_SUPPLIED INFORMATION_
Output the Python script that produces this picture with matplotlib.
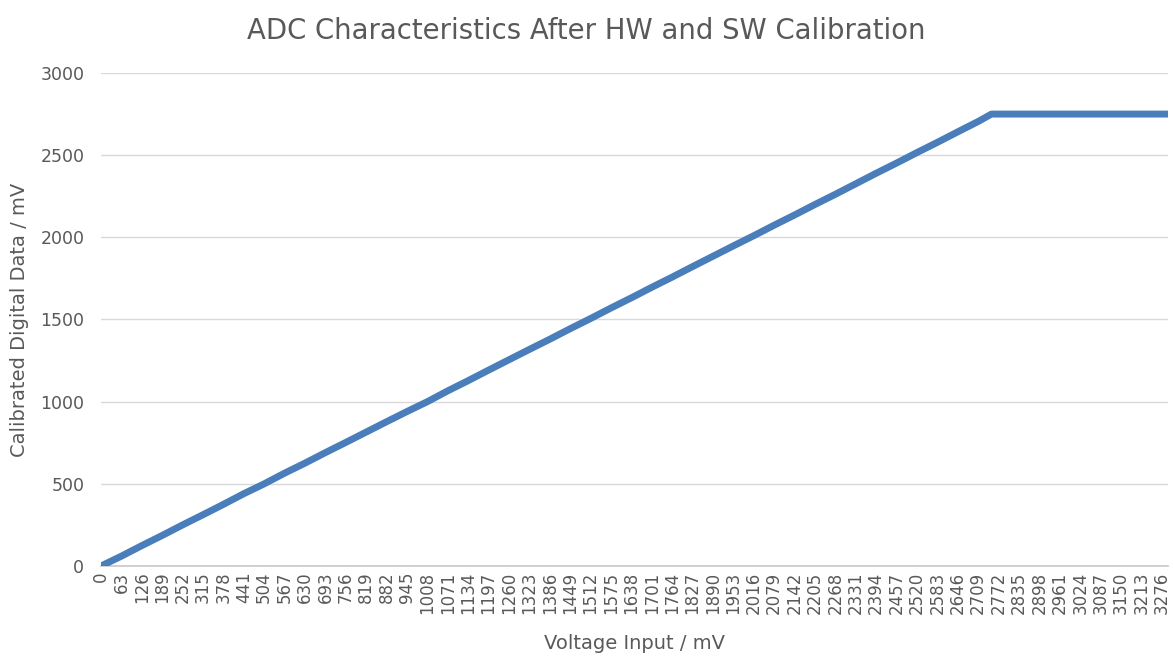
import matplotlib.pyplot as plt

# readings taken off the chart (mV)
voltage_in = [0, 63, 126, 189, 252, 315, 378, 441, 504, 567, 630, 693, 756,
              819, 882, 945, 1008, 1071, 1134, 1197, 1260, 1323, 1386, 1449,
              1512, 1575, 1638, 1701, 1764, 1827, 1890, 1953, 2016, 2079,
              2142, 2205, 2268, 2331, 2394, 2457, 2520, 2583, 2646, 2709,
              2750, 2772, 2835, 2898, 2961, 3024, 3087, 3150, 3213, 3276, 3295]
calibrated = [0, 60, 124, 186, 250, 312, 375, 440, 500, 565, 626, 690, 752,
              815, 878, 940, 1000, 1066, 1128, 1192, 1255, 1318, 1380, 1444,
              1506, 1570, 1632, 1696, 1758, 1822, 1885, 1948, 2010, 2074,
              2136, 2200, 2262, 2326, 2390, 2452, 2516, 2578, 2642, 2705,
              2750, 2750, 2750, 2750, 2750, 2750, 2750, 2750, 2750, 2750, 2750]

tick_vals = list(range(0, 3277, 63))
tick_labels = [str(v) for v in tick_vals]

txt = '#595959'
plt.rcParams['font.family'] = 'DejaVu Sans'

fig = plt.figure(figsize=(11.73, 6.57), dpi=100)
ax = fig.add_axes([0.0861, 0.1385, 0.9096, 0.7504])

ax.plot(voltage_in, calibrated, color='#4a7ebb', linewidth=5,
        solid_capstyle='round', solid_joinstyle='round', zorder=3)

ax.set_xlim(0, 3295)
ax.set_ylim(0, 3000)
ax.set_yticks([0, 500, 1000, 1500, 2000, 2500, 3000])
ax.set_xticks(tick_vals)
ax.set_xticklabels(tick_labels, rotation=90)

ax.grid(axis='y', color='#d9d9d9', linewidth=1)
ax.set_axisbelow(True)
for s in ['top', 'right', 'left']:
    ax.spines[s].set_visible(False)
ax.spines['bottom'].set_color('#c8c8c8')
ax.spines['bottom'].set_linewidth(1.2)

ax.tick_params(axis='y', length=0, pad=12, labelsize=12.5, labelcolor=txt)
ax.tick_params(axis='x', length=0, pad=4, labelsize=12, labelcolor=txt)

fig.text(0.5, 0.953, 'ADC Characteristics After HW and SW Calibration',
         fontsize=19.8, color=txt, ha='center', va='center')
ax.set_ylabel('Calibrated Digital Data / mV', fontsize=14, color=txt, labelpad=8)
ax.set_xlabel('Voltage Input / mV', fontsize=14, color=txt, labelpad=14)

fig.savefig('out.png', dpi=100)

_GIVEN EXERCISE_
Say how many lines of the listing above contain "matplotlib", with no other words.

_RESULT OF THIS EXERCISE_
2